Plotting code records
§ §

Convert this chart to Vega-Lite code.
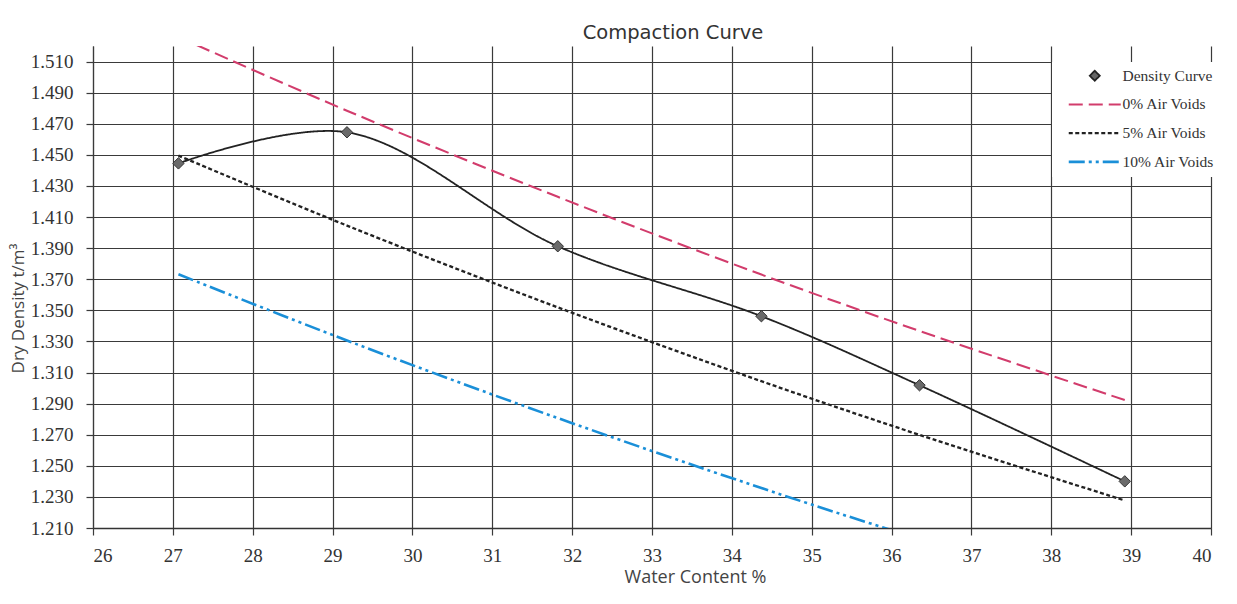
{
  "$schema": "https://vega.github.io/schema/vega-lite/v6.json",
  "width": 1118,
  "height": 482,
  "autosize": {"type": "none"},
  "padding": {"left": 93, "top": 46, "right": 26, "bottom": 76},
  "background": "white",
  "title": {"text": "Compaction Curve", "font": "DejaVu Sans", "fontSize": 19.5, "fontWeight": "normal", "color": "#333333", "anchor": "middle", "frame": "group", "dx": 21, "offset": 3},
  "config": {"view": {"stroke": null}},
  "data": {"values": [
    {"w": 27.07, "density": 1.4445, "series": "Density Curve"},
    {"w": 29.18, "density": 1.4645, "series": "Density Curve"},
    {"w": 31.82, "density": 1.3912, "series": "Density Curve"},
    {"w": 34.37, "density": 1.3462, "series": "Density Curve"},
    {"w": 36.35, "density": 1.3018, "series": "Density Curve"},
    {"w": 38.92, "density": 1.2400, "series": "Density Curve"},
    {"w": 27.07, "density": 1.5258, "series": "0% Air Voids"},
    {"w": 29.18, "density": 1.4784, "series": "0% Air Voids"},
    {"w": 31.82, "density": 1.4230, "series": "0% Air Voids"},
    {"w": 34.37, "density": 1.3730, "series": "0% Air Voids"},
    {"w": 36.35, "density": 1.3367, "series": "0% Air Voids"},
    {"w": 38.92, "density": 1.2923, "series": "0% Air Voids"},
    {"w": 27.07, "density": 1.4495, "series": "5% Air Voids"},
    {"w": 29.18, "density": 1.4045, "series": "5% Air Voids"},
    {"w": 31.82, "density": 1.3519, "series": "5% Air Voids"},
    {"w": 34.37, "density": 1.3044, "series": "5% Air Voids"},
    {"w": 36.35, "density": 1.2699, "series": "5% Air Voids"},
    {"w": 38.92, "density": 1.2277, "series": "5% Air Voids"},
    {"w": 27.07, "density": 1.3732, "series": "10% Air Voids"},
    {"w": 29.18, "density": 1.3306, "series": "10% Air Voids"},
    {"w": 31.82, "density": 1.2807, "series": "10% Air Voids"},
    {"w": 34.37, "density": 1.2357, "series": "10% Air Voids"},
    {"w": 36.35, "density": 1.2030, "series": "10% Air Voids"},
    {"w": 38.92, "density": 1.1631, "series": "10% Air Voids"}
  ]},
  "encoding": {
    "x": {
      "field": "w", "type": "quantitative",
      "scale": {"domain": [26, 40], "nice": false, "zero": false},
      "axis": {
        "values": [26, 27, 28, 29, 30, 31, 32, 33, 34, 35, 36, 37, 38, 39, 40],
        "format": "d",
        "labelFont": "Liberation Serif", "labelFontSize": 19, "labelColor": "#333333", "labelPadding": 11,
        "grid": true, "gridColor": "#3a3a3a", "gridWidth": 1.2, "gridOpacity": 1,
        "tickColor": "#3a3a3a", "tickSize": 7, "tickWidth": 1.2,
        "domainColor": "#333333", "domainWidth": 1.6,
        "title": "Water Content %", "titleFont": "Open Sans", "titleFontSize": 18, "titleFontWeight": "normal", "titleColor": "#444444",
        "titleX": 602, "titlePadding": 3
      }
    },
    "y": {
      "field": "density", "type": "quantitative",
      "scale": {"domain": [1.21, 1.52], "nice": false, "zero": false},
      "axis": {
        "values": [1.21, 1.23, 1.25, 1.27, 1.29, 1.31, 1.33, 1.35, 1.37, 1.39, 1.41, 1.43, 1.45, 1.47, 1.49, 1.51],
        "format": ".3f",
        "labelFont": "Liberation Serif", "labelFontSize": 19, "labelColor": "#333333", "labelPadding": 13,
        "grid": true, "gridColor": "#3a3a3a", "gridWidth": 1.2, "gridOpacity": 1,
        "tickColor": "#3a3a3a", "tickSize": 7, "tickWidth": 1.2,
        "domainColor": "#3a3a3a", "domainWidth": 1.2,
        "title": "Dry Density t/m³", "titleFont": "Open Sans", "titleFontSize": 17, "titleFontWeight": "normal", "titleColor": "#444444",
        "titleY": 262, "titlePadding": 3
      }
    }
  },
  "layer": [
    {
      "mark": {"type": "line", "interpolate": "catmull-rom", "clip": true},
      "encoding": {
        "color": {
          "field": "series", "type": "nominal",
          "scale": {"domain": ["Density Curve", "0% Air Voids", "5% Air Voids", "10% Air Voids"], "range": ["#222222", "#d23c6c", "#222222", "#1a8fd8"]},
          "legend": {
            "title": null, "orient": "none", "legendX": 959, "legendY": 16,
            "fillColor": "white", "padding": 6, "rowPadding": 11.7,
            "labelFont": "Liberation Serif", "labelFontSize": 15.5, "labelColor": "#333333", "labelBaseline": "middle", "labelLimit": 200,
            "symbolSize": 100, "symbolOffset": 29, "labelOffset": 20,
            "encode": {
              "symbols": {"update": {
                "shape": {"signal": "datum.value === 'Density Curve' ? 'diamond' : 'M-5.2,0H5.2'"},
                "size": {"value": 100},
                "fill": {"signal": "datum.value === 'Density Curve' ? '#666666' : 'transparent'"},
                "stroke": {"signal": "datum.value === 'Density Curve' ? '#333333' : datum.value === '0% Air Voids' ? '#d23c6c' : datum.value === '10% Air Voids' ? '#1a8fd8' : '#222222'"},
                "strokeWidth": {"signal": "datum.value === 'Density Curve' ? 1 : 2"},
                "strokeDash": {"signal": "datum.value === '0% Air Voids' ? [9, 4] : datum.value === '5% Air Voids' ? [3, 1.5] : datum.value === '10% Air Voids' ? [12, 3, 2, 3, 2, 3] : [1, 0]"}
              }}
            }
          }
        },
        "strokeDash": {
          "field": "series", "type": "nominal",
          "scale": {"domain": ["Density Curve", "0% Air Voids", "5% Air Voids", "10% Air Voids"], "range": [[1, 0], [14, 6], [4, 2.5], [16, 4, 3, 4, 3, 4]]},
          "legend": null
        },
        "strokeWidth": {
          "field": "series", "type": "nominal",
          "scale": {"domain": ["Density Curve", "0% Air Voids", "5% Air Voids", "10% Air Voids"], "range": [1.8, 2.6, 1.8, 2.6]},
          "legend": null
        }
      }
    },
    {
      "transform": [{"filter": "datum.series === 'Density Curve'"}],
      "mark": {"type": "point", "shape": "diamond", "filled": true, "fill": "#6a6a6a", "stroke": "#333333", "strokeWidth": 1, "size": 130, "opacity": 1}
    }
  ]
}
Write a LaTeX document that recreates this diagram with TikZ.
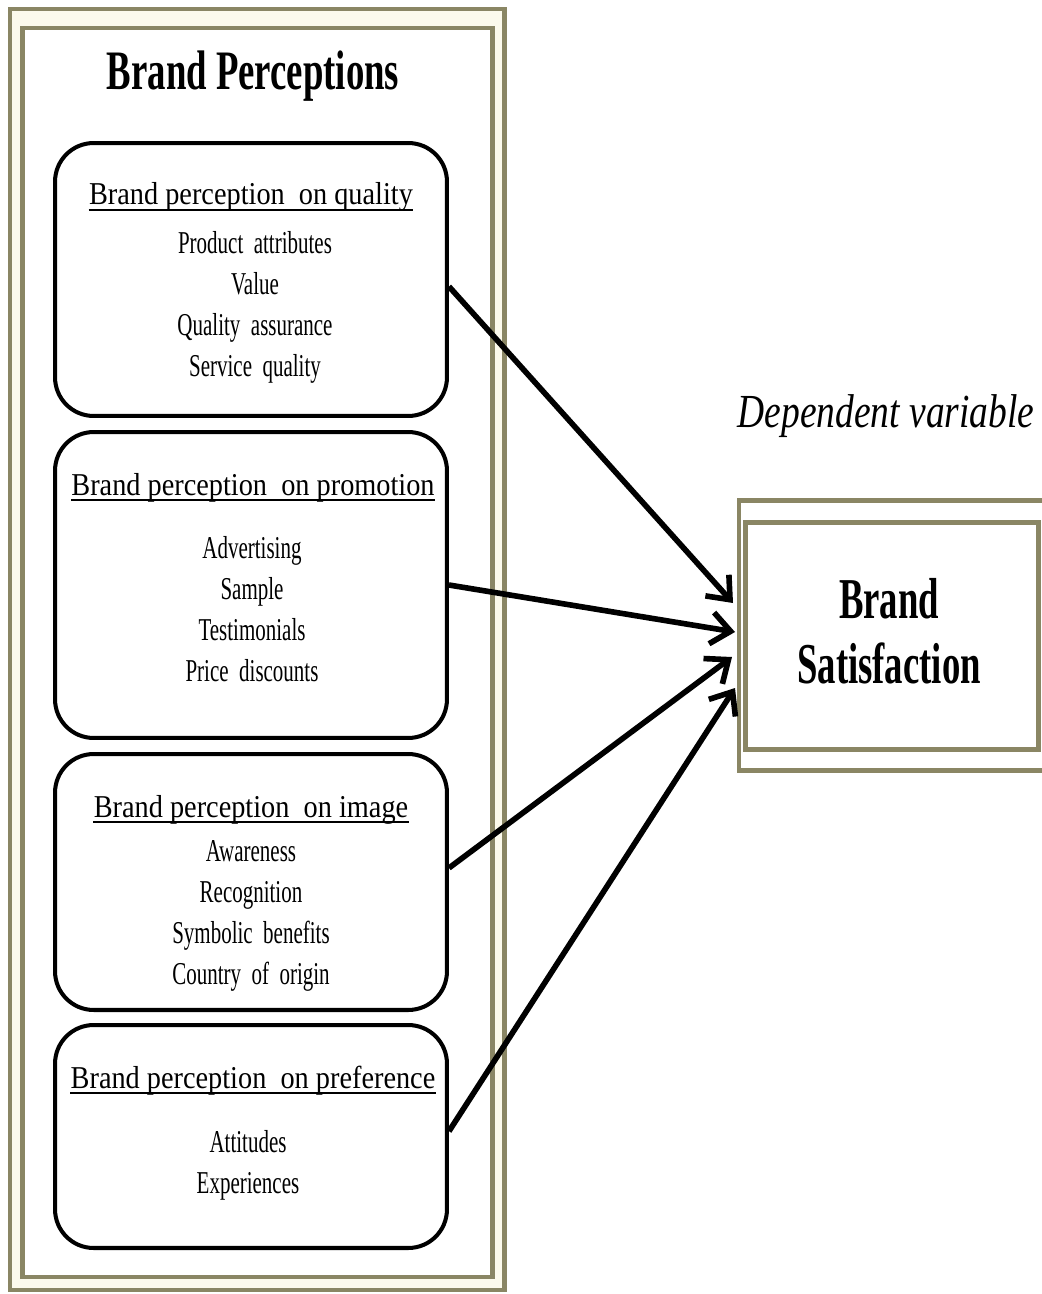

§ §

# EXERCISE PROMPT:
Quote the records above exactly, leaving out any pictures.

# ANSWER TO THIS EXERCISE:
Convert this chart to Vega-Lite code.
{
  "$schema": "https://vega.github.io/schema/vega-lite/v6.json",
  "width": 1118,
  "height": 482,
  "autosize": {"type": "none"},
  "padding": {"left": 93, "top": 46, "right": 26, "bottom": 76},
  "background": "white",
  "title": {"text": "Compaction Curve", "font": "DejaVu Sans", "fontSize": 19.5, "fontWeight": "normal", "color": "#333333", "anchor": "middle", "frame": "group", "dx": 21, "offset": 3},
  "config": {"view": {"stroke": null}},
  "data": {"values": [
    {"w": 27.07, "density": 1.4445, "series": "Density Curve"},
    {"w": 29.18, "density": 1.4645, "series": "Density Curve"},
    {"w": 31.82, "density": 1.3912, "series": "Density Curve"},
    {"w": 34.37, "density": 1.3462, "series": "Density Curve"},
    {"w": 36.35, "density": 1.3018, "series": "Density Curve"},
    {"w": 38.92, "density": 1.2400, "series": "Density Curve"},
    {"w": 27.07, "density": 1.5258, "series": "0% Air Voids"},
    {"w": 29.18, "density": 1.4784, "series": "0% Air Voids"},
    {"w": 31.82, "density": 1.4230, "series": "0% Air Voids"},
    {"w": 34.37, "density": 1.3730, "series": "0% Air Voids"},
    {"w": 36.35, "density": 1.3367, "series": "0% Air Voids"},
    {"w": 38.92, "density": 1.2923, "series": "0% Air Voids"},
    {"w": 27.07, "density": 1.4495, "series": "5% Air Voids"},
    {"w": 29.18, "density": 1.4045, "series": "5% Air Voids"},
    {"w": 31.82, "density": 1.3519, "series": "5% Air Voids"},
    {"w": 34.37, "density": 1.3044, "series": "5% Air Voids"},
    {"w": 36.35, "density": 1.2699, "series": "5% Air Voids"},
    {"w": 38.92, "density": 1.2277, "series": "5% Air Voids"},
    {"w": 27.07, "density": 1.3732, "series": "10% Air Voids"},
    {"w": 29.18, "density": 1.3306, "series": "10% Air Voids"},
    {"w": 31.82, "density": 1.2807, "series": "10% Air Voids"},
    {"w": 34.37, "density": 1.2357, "series": "10% Air Voids"},
    {"w": 36.35, "density": 1.2030, "series": "10% Air Voids"},
    {"w": 38.92, "density": 1.1631, "series": "10% Air Voids"}
  ]},
  "encoding": {
    "x": {
      "field": "w", "type": "quantitative",
      "scale": {"domain": [26, 40], "nice": false, "zero": false},
      "axis": {
        "values": [26, 27, 28, 29, 30, 31, 32, 33, 34, 35, 36, 37, 38, 39, 40],
        "format": "d",
        "labelFont": "Liberation Serif", "labelFontSize": 19, "labelColor": "#333333", "labelPadding": 11,
        "grid": true, "gridColor": "#3a3a3a", "gridWidth": 1.2, "gridOpacity": 1,
        "tickColor": "#3a3a3a", "tickSize": 7, "tickWidth": 1.2,
        "domainColor": "#333333", "domainWidth": 1.6,
        "title": "Water Content %", "titleFont": "Open Sans", "titleFontSize": 18, "titleFontWeight": "normal", "titleColor": "#444444",
        "titleX": 602, "titlePadding": 3
      }
    },
    "y": {
      "field": "density", "type": "quantitative",
      "scale": {"domain": [1.21, 1.52], "nice": false, "zero": false},
      "axis": {
        "values": [1.21, 1.23, 1.25, 1.27, 1.29, 1.31, 1.33, 1.35, 1.37, 1.39, 1.41, 1.43, 1.45, 1.47, 1.49, 1.51],
        "format": ".3f",
        "labelFont": "Liberation Serif", "labelFontSize": 19, "labelColor": "#333333", "labelPadding": 13,
        "grid": true, "gridColor": "#3a3a3a", "gridWidth": 1.2, "gridOpacity": 1,
        "tickColor": "#3a3a3a", "tickSize": 7, "tickWidth": 1.2,
        "domainColor": "#3a3a3a", "domainWidth": 1.2,
        "title": "Dry Density t/m³", "titleFont": "Open Sans", "titleFontSize": 17, "titleFontWeight": "normal", "titleColor": "#444444",
        "titleY": 262, "titlePadding": 3
      }
    }
  },
  "layer": [
    {
      "mark": {"type": "line", "interpolate": "catmull-rom", "clip": true},
      "encoding": {
        "color": {
          "field": "series", "type": "nominal",
          "scale": {"domain": ["Density Curve", "0% Air Voids", "5% Air Voids", "10% Air Voids"], "range": ["#222222", "#d23c6c", "#222222", "#1a8fd8"]},
          "legend": {
            "title": null, "orient": "none", "legendX": 959, "legendY": 16,
            "fillColor": "white", "padding": 6, "rowPadding": 11.7,
            "labelFont": "Liberation Serif", "labelFontSize": 15.5, "labelColor": "#333333", "labelBaseline": "middle", "labelLimit": 200,
            "symbolSize": 100, "symbolOffset": 29, "labelOffset": 20,
            "encode": {
              "symbols": {"update": {
                "shape": {"signal": "datum.value === 'Density Curve' ? 'diamond' : 'M-5.2,0H5.2'"},
                "size": {"value": 100},
                "fill": {"signal": "datum.value === 'Density Curve' ? '#666666' : 'transparent'"},
                "stroke": {"signal": "datum.value === 'Density Curve' ? '#333333' : datum.value === '0% Air Voids' ? '#d23c6c' : datum.value === '10% Air Voids' ? '#1a8fd8' : '#222222'"},
                "strokeWidth": {"signal": "datum.value === 'Density Curve' ? 1 : 2"},
                "strokeDash": {"signal": "datum.value === '0% Air Voids' ? [9, 4] : datum.value === '5% Air Voids' ? [3, 1.5] : datum.value === '10% Air Voids' ? [12, 3, 2, 3, 2, 3] : [1, 0]"}
              }}
            }
          }
        },
        "strokeDash": {
          "field": "series", "type": "nominal",
          "scale": {"domain": ["Density Curve", "0% Air Voids", "5% Air Voids", "10% Air Voids"], "range": [[1, 0], [14, 6], [4, 2.5], [16, 4, 3, 4, 3, 4]]},
          "legend": null
        },
        "strokeWidth": {
          "field": "series", "type": "nominal",
          "scale": {"domain": ["Density Curve", "0% Air Voids", "5% Air Voids", "10% Air Voids"], "range": [1.8, 2.6, 1.8, 2.6]},
          "legend": null
        }
      }
    },
    {
      "transform": [{"filter": "datum.series === 'Density Curve'"}],
      "mark": {"type": "point", "shape": "diamond", "filled": true, "fill": "#6a6a6a", "stroke": "#333333", "strokeWidth": 1, "size": 130, "opacity": 1}
    }
  ]
}
Write a LaTeX document that recreates this diagram with TikZ.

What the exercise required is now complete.